The lightning comes and goes in brilliant and terrifying flashes. With sufficiently powerful satellites in orbit, all the rumbling static in the world’s airspace is visible.
The latest visualization of atmospheric electricity is from Meteosat Third Generation, a European satellite launched in December. Its cameras can track and record lightning, even the smallest and fastest, day and night, over more than 80 percent of Earth’s surface. It is the first of six satellites that will eventually monitor weather around the world.
The European Space Agency released the first batch of imagery from the Meteosat orbiter last week, showing lightning strikes over regions of Western Europe, Africa and South America. The agency shared the image as it calibrated the satellite with its partners before it becomes fully operational at the end of this year.
The satellite’s Lightning Imager has four cameras, each with five lenses. The cameras can capture a lightning flash that lasts as little as 0.6 milliseconds, which is faster than the blink of an eye, and it can capture clear images at 1,000 images per second.
The National Oceanographic and Atmospheric Administration in the United States has been monitoring lightning in North and South America since 2017, using the Geostationary Lightning Mapper aboard the Geostationary Operational Environmental Satellites, known as GOES. The European system extends lightning detection to regions of Europe, Africa and the Middle East (with overlapping coverage in parts of South America), and provides significant technological improvements that will yield more data for weather forecaster in the world.
“First, we have better resolution,” said Guia Pastorini, a project engineering manager at Leonardo SpA, the aerospace company that developed the Meteosat imager. “We can detect at least one lightning bolt, while GOES can only detect a group of events. And in terms of energy, we may see weaker lightning strikes.”
Data from the imager will be useful in weather forecasting, said Carlo Simoncelli, a program manager at Leonardo. Lightning is associated with tornadoes, and there is a large increase in lightning that remains within the clouds about half an hour before a tornado. Being able to see that from space, Mr. Simoncelli said, “gives us the capacity for an early warning about potentially catastrophic events.”
That the system is always on and producing data in all conditions is a big advantage. “It’s pretty simple to recognize lightning at night in the desert,” Ms. Pastorini. “But if you look at lightning reflecting off the ocean or just the sun, it’s much more difficult.”

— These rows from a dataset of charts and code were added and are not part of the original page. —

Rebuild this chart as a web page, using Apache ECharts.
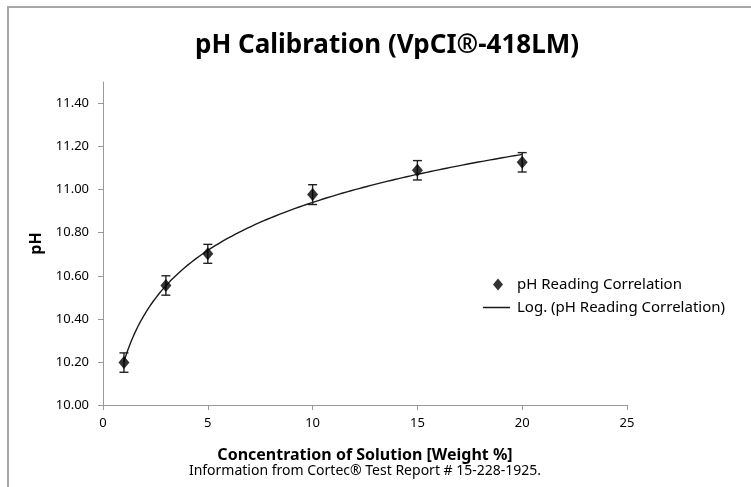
<!DOCTYPE html>
<html>
<head>
<meta charset="utf-8">
<script src="https://cdn.jsdelivr.net/npm/echarts@6/dist/echarts.min.js"></script>
<style>
html,body{margin:0;padding:0;background:#fff;}
#chart{width:751px;height:487px;}
</style>
</head>
<body>
<div id="chart"></div>
<script>
// ---- data ----
var concentration = [1, 3, 5, 10, 15, 20];
var phValues = [10.197, 10.555, 10.702, 10.977, 11.090, 11.127];
var phError = [0.045, 0.045, 0.044, 0.046, 0.045, 0.045];
var yTicks = [10.0, 10.2, 10.4, 10.6, 10.8, 11.0, 11.2, 11.4];
var xTicks = [0, 5, 10, 15, 20, 25];
var titleText = 'pH Calibration (VpCI\u00AE-418LM)';
var xName = 'Concentration of Solution [Weight %]';
var yName = 'pH';
var footer = 'Information from Cortec\u00AE Test Report # 15-228-1925.';
var seriesName = 'pH Reading Correlation';
var trendName = 'Log. (pH Reading Correlation)';

// Logarithmic trendline (least squares on ln x), as in the spreadsheet trendline
function logFit(xs, ys) {
  var n = xs.length, lx = xs.map(Math.log);
  var mx = lx.reduce(function(a,b){return a+b;},0)/n;
  var my = ys.reduce(function(a,b){return a+b;},0)/n;
  var sxy = 0, sxx = 0;
  for (var i = 0; i < n; i++) { sxy += (lx[i]-mx)*(ys[i]-my); sxx += (lx[i]-mx)*(lx[i]-mx); }
  var a = sxy/sxx; return {a: a, b: my - a*mx};
}
var fit = logFit(concentration, phValues);
var trend = [];
var x0 = concentration[0], x1 = concentration[concentration.length-1];
for (var k = 0; k <= 200; k++) {
  var xv = x0 + (x1 - x0) * k / 200;
  trend.push([xv, fit.a * Math.log(xv) + fit.b]);
}
var points = concentration.map(function(c, i){ return [c, phValues[i]]; });
var errData = concentration.map(function(c, i){ return [c, phValues[i] - phError[i], phValues[i] + phError[i]]; });

var FONT = 'Noto Sans';
var chart = echarts.init(document.getElementById('chart'), null, {renderer: 'canvas'});
chart.setOption({
  backgroundColor: '#fff',
  animation: false,
  title: {
    text: titleText,
    left: 382, top: 28, textAlign: 'center',
    textStyle: {fontFamily: FONT, fontSize: 26, fontWeight: 'bold', color: '#000'}
  },
  legend: [
    {
      left: 493, top: 277, padding: 0, itemWidth: 10, itemHeight: 12,
      textStyle: {fontFamily: FONT, fontSize: 15, color: '#000', padding: [0, 0, 0, 9]},
      data: [{name: seriesName, icon: 'diamond'}]
    },
    {
      left: 483, top: 300, padding: 0, itemWidth: 27, itemHeight: 1.5,
      textStyle: {fontFamily: FONT, fontSize: 15, color: '#000', padding: [0, 0, 0, 2]},
      data: [{name: trendName, icon: 'rect'}]
    }
  ],
  grid: {left: 103, right: 124, top: 82, bottom: 82, containLabel: false},
  xAxis: {
    type: 'value', min: 0, max: 25, interval: 5,
    name: xName, nameLocation: 'middle', nameGap: 42,
    nameTextStyle: {fontFamily: FONT, fontSize: 16, fontWeight: 'bold', color: '#000'},
    axisLine: {show: true, lineStyle: {color: '#999', width: 1}},
    axisTick: {show: true, length: 5, lineStyle: {color: '#999'}, customValues: xTicks},
    axisLabel: {fontFamily: FONT, fontSize: 13, color: '#000', margin: 12, customValues: xTicks},
    splitLine: {show: false}
  },
  yAxis: {
    type: 'value', min: 10, max: 11.5, interval: 0.1,
    name: yName, nameLocation: 'middle', nameGap: 59, nameRotate: 90,
    nameTextStyle: {fontFamily: FONT, fontSize: 16, fontWeight: 'bold', color: '#000'},
    axisLine: {show: true, lineStyle: {color: '#999', width: 1}},
    axisTick: {show: true, length: 5, lineStyle: {color: '#999'}, customValues: yTicks},
    axisLabel: {fontFamily: FONT, fontSize: 13, color: '#000', margin: 14, customValues: yTicks,
      formatter: function(v){ return v.toFixed(2); }},
    splitLine: {show: false}
  },
  series: [
    {
      name: 'err', type: 'custom', data: errData, z: 2, silent: true,
      renderItem: function(params, api) {
        var x = api.value(0);
        var lo = api.coord([x, api.value(1)]);
        var hi = api.coord([x, api.value(2)]);
        var cw = 4.5;
        var st = {stroke: '#222', lineWidth: 1.4};
        return {type: 'group', children: [
          {type: 'line', shape: {x1: lo[0], y1: lo[1], x2: hi[0], y2: hi[1]}, style: st},
          {type: 'line', shape: {x1: lo[0]-cw, y1: lo[1], x2: lo[0]+cw, y2: lo[1]}, style: st},
          {type: 'line', shape: {x1: hi[0]-cw, y1: hi[1], x2: hi[0]+cw, y2: hi[1]}, style: st}
        ]};
      }
    },
    {
      name: trendName, type: 'line', data: trend, showSymbol: false, symbol: 'none', z: 3,
      smooth: false, lineStyle: {color: '#1a1a1a', width: 1.4}, itemStyle: {color: '#1a1a1a'}
    },
    {
      name: seriesName, type: 'scatter', data: points, symbol: 'diamond', symbolSize: [11, 13], z: 4,
      itemStyle: {color: '#000'}
    }
  ],
  graphic: [
    {type: 'rect', shape: {x: 8, y: 7, width: 800, height: 600}, style: {fill: null, stroke: '#a6a6a6', lineWidth: 2}, z: 100, silent: true},
    {type: 'text', x: 365, y: 471, style: {text: footer, fontFamily: FONT, fontSize: 14, fill: '#000', align: 'center', verticalAlign: 'middle'}, silent: true}
  ]
});
</script>
</body>
</html>
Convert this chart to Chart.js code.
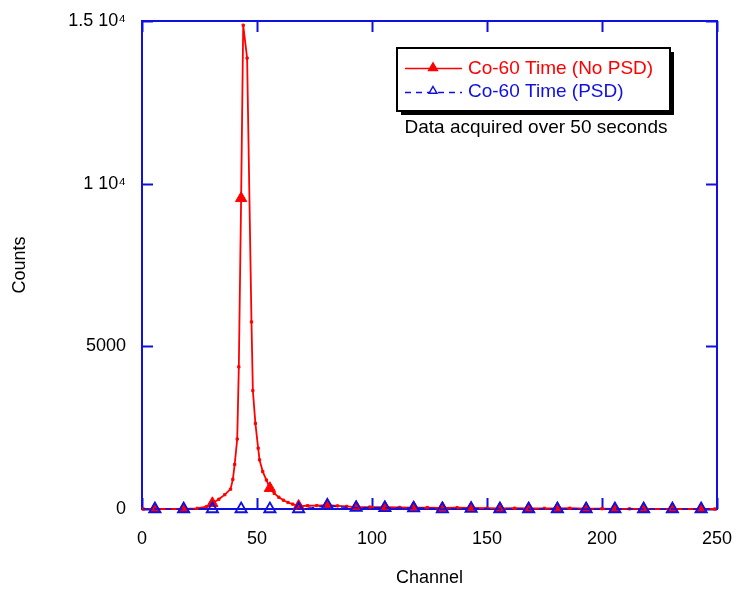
<!DOCTYPE html>
<html>
<head>
<meta charset="utf-8">
<script src="https://cdn.jsdelivr.net/npm/chart.js@4/dist/chart.umd.min.js"></script>
<style>
  html, body { margin: 0; padding: 0; background: #fff; }
  #wrap { width: 735px; height: 597px; }
</style>
</head>
<body>
<div id="wrap"><canvas id="chart"></canvas></div>
<script>
// --- DATA ---
const redChannels = [0.6, 5.6, 18.1, 24, 28, 30.6, 33.4, 36, 38.5, 39.5, 40.3, 41.4, 42.1, 43.1, 44.0, 45.7, 47.6, 48.2, 49.3, 50.5, 51.1, 52.5, 54.1, 55.6, 57.5, 59.5, 61.5, 63.5, 65.5, 68.1, 72, 76, 80.6, 85, 89, 93.1, 99, 105.6, 112, 118.1, 124, 130.6, 137, 143.1, 150, 155.6, 162, 168.1, 175, 180.6, 186, 193.1, 200, 205.6, 212, 218.1, 230.6, 243.1, 249];
const redCounts   = [0, 0, 0, 20, 70, 175, 300, 440, 610, 910, 1370, 2150, 4370, 9550, 14870, 13860, 5750, 3640, 2630, 1870, 1510, 1150, 890, 640, 480, 360, 270, 200, 150, 90, 100, 105, 115, 95, 80, 60, 60, 55, 50, 45, 45, 35, 40, 30, 25, 20, 25, 15, 20, 15, 25, 10, 10, 5, 5, 5, 0, 0, 0];

const blueChannels = [0.6, 5.6, 18.1, 30.6, 43.1, 55.6, 68.1, 74, 80.6, 87, 93.1, 105.6, 118.1, 124, 130.6, 143.1, 155.6, 168.1, 180.6, 193.1, 205.6, 218.1, 230.6, 243.1, 249];
const blueCounts   = [0, 0, 0, 0, 0, 0, 0, 40, 110, 60, 40, 35, 25, 20, 0, 10, 0, 0, 0, 0, 0, 0, 0, 0, 0];

// channels that carry a triangle marker
const markerChannels = [5.6, 18.1, 30.6, 43.1, 55.6, 68.1, 80.6, 93.1, 105.6, 118.1, 130.6, 143.1, 155.6, 168.1, 180.6, 193.1, 205.6, 218.1, 230.6, 243.1];

const yTickLabels = ['0', '5000', '1 10\u2074', '1.5 10\u2074'];
const seriesNames = ['Co-60 Time (No PSD)', 'Co-60 Time (PSD)'];
const noteText = 'Data acquired over 50 seconds';

const RED = '#ff0000';
const BLUE = '#1010e0';
const FONT = 'Arial, "Liberation Sans", sans-serif';

const isMarker = (c) => markerChannels.includes(c);

// --- FRAME + INWARD TICKS ---
const framePlugin = {
    id: 'frame',
    beforeDatasetsDraw(chart) {
        const { ctx, chartArea: a, scales: { x, y } } = chart;
        const len = 11;
        ctx.save();
        ctx.strokeStyle = BLUE;
        ctx.lineWidth = 2;
        ctx.strokeRect(a.left, a.top, a.right - a.left, a.bottom - a.top);
        ctx.beginPath();
        x.ticks.forEach(t => {
            const px = Math.round(x.getPixelForValue(t.value)) + 0.5;
            ctx.moveTo(px, a.bottom); ctx.lineTo(px, a.bottom - len);
            ctx.moveTo(px, a.top); ctx.lineTo(px, a.top + len);
        });
        y.ticks.forEach(t => {
            const py = Math.round(y.getPixelForValue(t.value)) + 0.5;
            ctx.moveTo(a.left, py); ctx.lineTo(a.left + len, py);
            ctx.moveTo(a.right, py); ctx.lineTo(a.right - len, py);
        });
        ctx.stroke();
        ctx.restore();
    }
};

// --- LEGEND BOX ---
function tri(ctx, cx, cy, r, fill, stroke) {
    ctx.beginPath();
    ctx.moveTo(cx, cy - r);
    ctx.lineTo(cx + r * 0.866, cy + r * 0.5);
    ctx.lineTo(cx - r * 0.866, cy + r * 0.5);
    ctx.closePath();
    if (fill) { ctx.fillStyle = fill; ctx.fill(); }
    if (stroke) { ctx.strokeStyle = stroke; ctx.lineWidth = 1.5; ctx.stroke(); }
}

const legendPlugin = {
    id: 'boxLegend',
    afterDraw(chart) {
        const ctx = chart.ctx;
        const bx = 397, by = 48, bw = 273, bh = 63;
        ctx.save();
        ctx.fillStyle = '#000';
        ctx.fillRect(bx + 4, by + 4, bw, bh);
        ctx.fillStyle = '#fff';
        ctx.fillRect(bx, by, bw, bh);
        ctx.strokeStyle = '#000';
        ctx.lineWidth = 2;
        ctx.strokeRect(bx, by, bw, bh);

        ctx.font = '19px ' + FONT;
        ctx.textBaseline = 'middle';
        ctx.textAlign = 'left';

        // red row
        ctx.strokeStyle = RED; ctx.lineWidth = 1.5;
        ctx.beginPath(); ctx.moveTo(405, 68.5); ctx.lineTo(462, 68.5); ctx.stroke();
        tri(ctx, 433, 68, 6.5, RED, null);
        ctx.fillStyle = RED;
        ctx.fillText(seriesNames[0], 468, 69);

        // blue row
        ctx.strokeStyle = BLUE; ctx.lineWidth = 1.5;
        ctx.setLineDash([6, 5]);
        ctx.beginPath(); ctx.moveTo(405, 92.5); ctx.lineTo(462, 92.5); ctx.stroke();
        ctx.setLineDash([]);
        tri(ctx, 433, 91, 4.5, '#fff', BLUE);
        ctx.fillStyle = BLUE;
        ctx.fillText(seriesNames[1], 468, 92);

        ctx.fillStyle = '#000';
        ctx.textAlign = 'center';
        ctx.fillText(noteText, 536, 128);
        ctx.restore();
    }
};

// --- CHART ---
new Chart(document.getElementById('chart'), {
    type: 'line',
    data: {
        datasets: [
            {
                label: seriesNames[1],
                data: blueChannels.map((c, i) => ({ x: c, y: blueCounts[i] })),
                borderColor: BLUE,
                borderWidth: 1.5,
                borderDash: [6, 5],
                pointStyle: 'triangle',
                pointRadius: ctx => isMarker(ctx.raw.x) ? 6.5 : 0,
                pointBackgroundColor: 'rgba(0,0,0,0)',
                pointBorderColor: BLUE,
                pointBorderWidth: 1.8,
                tension: 0,
                clip: false,
                order: 0
            },
            {
                label: seriesNames[0],
                data: redChannels.map((c, i) => ({ x: c, y: redCounts[i] })),
                borderColor: RED,
                borderWidth: 1.8,
                pointStyle: ctx => isMarker(ctx.raw.x) ? 'triangle' : 'rect',
                pointRadius: ctx => isMarker(ctx.raw.x) ? 6.5 : 1.6,
                pointBackgroundColor: RED,
                pointBorderColor: RED,
                pointBorderWidth: 1,
                tension: 0,
                clip: false,
                order: 1
            }
        ]
    },
    options: {
        responsive: true,
        maintainAspectRatio: false,
        animation: false,
        layout: { padding: { top: 21, right: 18, left: 0, bottom: 0 } },
        plugins: { legend: { display: false }, tooltip: { enabled: false } },
        scales: {
            x: {
                type: 'linear',
                min: 0, max: 250,
                afterFit: s => { s.height = 88; s.paddingLeft = 0; s.paddingRight = 0; },
                border: { display: false },
                grid: { display: false },
                ticks: {
                    stepSize: 50, autoSkip: false, maxRotation: 0,
                    color: '#000', padding: 11,
                    font: { family: FONT, size: 18 }
                },
                title: {
                    display: true, text: 'Channel', color: '#000',
                    font: { family: FONT, size: 18 },
                    padding: { top: 0, bottom: 8 }
                }
            },
            y: {
                type: 'linear',
                min: 0, max: 15000,
                afterFit: s => { s.width = 142; s.paddingTop = 0; s.paddingBottom = 0; },
                border: { display: false },
                grid: { display: false },
                ticks: {
                    stepSize: 5000, color: '#000', padding: 8,
                    font: { family: FONT, size: 18 },
                    callback: (v, i) => yTickLabels[i]
                },
                title: {
                    display: true, text: 'Counts', color: '#000',
                    font: { family: FONT, size: 18 },
                    padding: { top: 9, bottom: 0 }
                }
            }
        }
    },
    plugins: [framePlugin, legendPlugin]
});
</script>
</body>
</html>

Steve Goodman, a recently retired senior scientist at the National Oceanographic and Atmospheric Administration who spent the last 10 years working on the GOES satellites’ Geostationary Lightning Mapper, noted that European systems are based on decades-old ideas. At some far northern latitudes, he said, the resolution of the cameras will not be better than that of American satellites. But he also said that the overall greater resolution of the European imager helped to see smaller and fainter lightning.
“They’ve built a very good system, and all their data will be shared,” he said.
Regardless of the system used, tracking lightning and its relationship to the intensity of storms and tornadoes has significant benefits for airline pilots, climate scientists and ordinary citizens, said Dr. Goodman.
“Emergency workers need to warn people,” he said, “not too early, because that costs money, and not too late, because it costs lives.”